When the $1 trillion relief package known as the CARES Act was signed into law in March, the hope was that it would be enough to get the country through the worst of coronavirus pandemic.
Instead, COVID-19 cases in July are spiking to record levels. After months of reduced economic activity, many individuals, businesses, even entire industries, are on the brink of financial collapse.
Those $1,200 stimulus checks are a distant memory, and soon one of the CARES Act’s main anti-poverty provisions is set to expire.
Slowly, a follow-up relief package is coming together in Congress. Because the problem is massive, with so many interests making credible pleas for help, the solution has to be massive too. If it’s not, we’ll all suffer.
BENEFITS EXPIRE
Most pressing is the need to extend the expanded unemployment benefits, which have put an extra $600 a week into the hands of the jobless during the pandemic, and which are set to expire Saturday.
The enhanced benefits, along with the stimulus checks and established aid programs such as SNAP, helped keep Americans out of poverty even as the bottom fell out of the economy and unemployment rose with record speed.
Republicans argue that the extra money provides an incentive to stay unemployed. But workers cannot refuse to return to a job if it is offered and still keep their benefits, and in any case the problem now is not too few workers but too few jobs.
Eliminating the benefits now would invite disaster. It would thrust millions of people in poverty overnight. As tenant protections run out, a wave of evictions is expected to follow, in Maine and around the country. Hunger, already up during the pandemic, will continue to grow.
It would also rip a huge hole in the economy when it least can afford it — unemployment benefits accounted for 6% of all U.S. income in May.
BUSINESSES NEED HELP
Businesses need help too. The aid in the CARES Act, including Payment Protection Program, paid out hundreds of billions of dollars, but it was not a good fit for lot of businesses, and never anticipated months of reduced economic activity.
It doesn’t take long for the effects to reverberate outward. With restaurants at limited capacity, and bars, arenas and concert halls empty, for example, not only are those industries hurt, but so are the ones that supply, support and complement them.
The small loans given to lobster boat captains, for instance, won’t be enough to make up for revenue lost because people aren’t going to restaurants as often.
Those are just a few of the individuals, businesses and industries that now sit on the edge of a cliff. They did just what they were supposed to do — they shut down and stayed home, giving governments time to get the virus under control and build up systems of testing and tracing to keep it there.

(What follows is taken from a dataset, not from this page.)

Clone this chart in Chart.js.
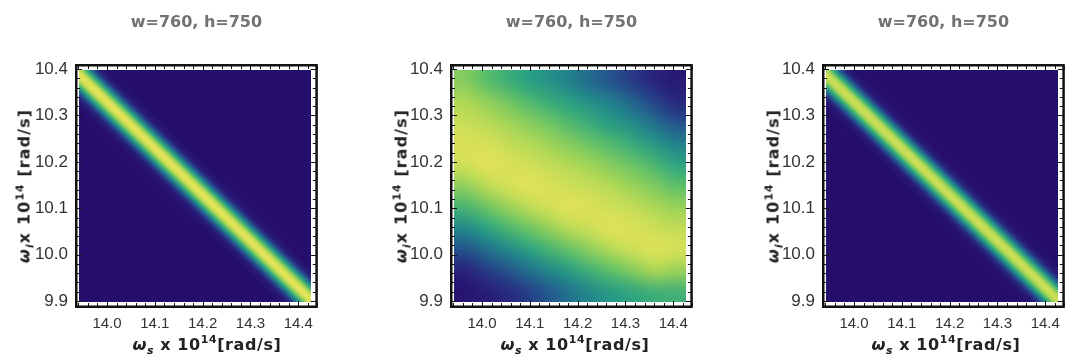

But that time was wasted, by states who lifted restrictions too soon and by a federal government utterly unable to engage with the pandemic in any meaningful way.
LIMPING ALONG
Now instead of trying to restart activities, some states are being forced to put restrictions back in place. Elsewhere people are, understandably, too unsure of conditions to resume activities even if restrictions are lifted. It seems likely that our economy will continue to limp along at partial strength for the foreseeable future.
Except this time, so many people and businesses are already cut to the bone like they weren’t back in March. Another package like the CARES Act will simply not be enough.
It will take something more along the lines of the HEROES Act, a $3 trillion bill passed by House Democrats in May. Among other measures, it would extend enhanced unemployment, and provide assistance and protection to renters and housing providers. It would support small businesses and give local and state governments the money they need to save public jobs and keep schools safe as they attempt to reopen this fall.
All signs indicate that the worst of the pandemic, as an economic and public health crisis, is yet to come. We have to be ready for it.